特に2G(GSM)が比較的最近まで使われていた国からの訪問者や、GSMが使えるスマホを持っている人、あるいはその機能をわざとオンにしている人が被害に遭いやすいとされています。
日本に住む私たちも、外国人の友人や知人、あるいは観光客に対して、この問題について注意喚起をすることが有効かもしれません。
特に以下の点を伝えるとよいでしょう:
- 日本滞在中は可能な限り2G接続をオフにする
- 不審なSMSに記載されたリンクには絶対にアクセスしない
- クレジットカード情報などの個人情報を要求するメッセージには注意する
インバウンド増加と今後の展望
今回のニセ基地局問題は、訪日外国人の増加と共に今後も続く可能性があります。
特に2025年は大阪・関西万博が開催される年であり、さらに多くの外国人観光客が日本を訪れることが予想されます。
近畿大学情報学研究所所長の夏野剛氏は、こうした問題が発生する背景として「インバウンドの数が増え始めたのは2009年以降。
(iモードの頃は)インバウンドがなかった」と指摘しています。
今後、外国人観光客の増加に伴い、こうした犯罪も巧妙化する可能性があります。
政府や通信事業者による対策の強化はもちろん、私たち一人ひとりがセキュリティ意識を高め、適切な対策を講じることが重要です。
ファクトチェックの重要性
偽基地局の問題に限らず、情報の真偽を見極めることは現代社会において非常に重要です。
SNSなどで拡散される情報の中には、誤情報や偽情報も含まれている可能性があります。
ニセ基地局の問題に関しても、SNSでの投稿をきっかけに注目が集まりましたが、常に公式情報や専門家の見解を確認することが大切です。
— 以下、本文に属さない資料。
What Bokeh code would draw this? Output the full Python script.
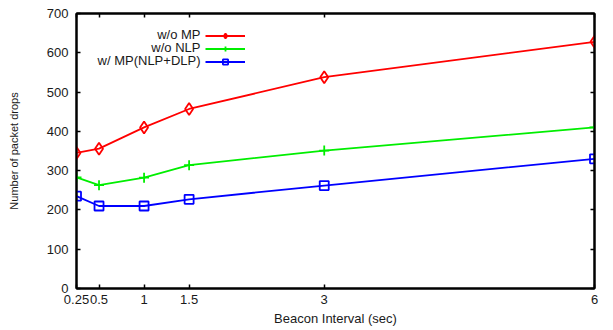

村上総務大臣も「事柄の性質上、個々のSNSの投稿の内容の真偽も含め、個別具体的な内容については、回答を差し控えさせていただきたい」と述べており、慎重な情報の取り扱いを求めています。
まとめ – 正しい知識で身を守ろう
2025年4月に東京や大阪で確認されたニセ基地局による違法電波の問題は、主に訪日外国人を標的としたものと見られていますが、セキュリティ対策の不十分な古い機種を使用している日本人ユーザーにも影響する可能性があります。
現時点では、2G(GSM)の規格を使用した攻撃が確認されており、4Gや5Gを主に使用する多くの日本人ユーザーへの直接的な影響は限定的とされています。
しかし、技術の進歩とともに攻撃手法も進化する可能性があるため、引き続き注意が必要です。
私たち一人ひとりが、最新のスマートフォンを使用し、不審なメッセージには注意を払い、セキュリティ対策を万全にすることで、ニセ基地局の脅威から身を守りましょう。
また、周囲の外国人観光客などに対しても、必要に応じて注意を促すことも、善意ある行動と言えるでしょう。
総務省や携帯電話会社による対策の進展にも注目しながら、安全なデジタルライフを心がけていきましょう。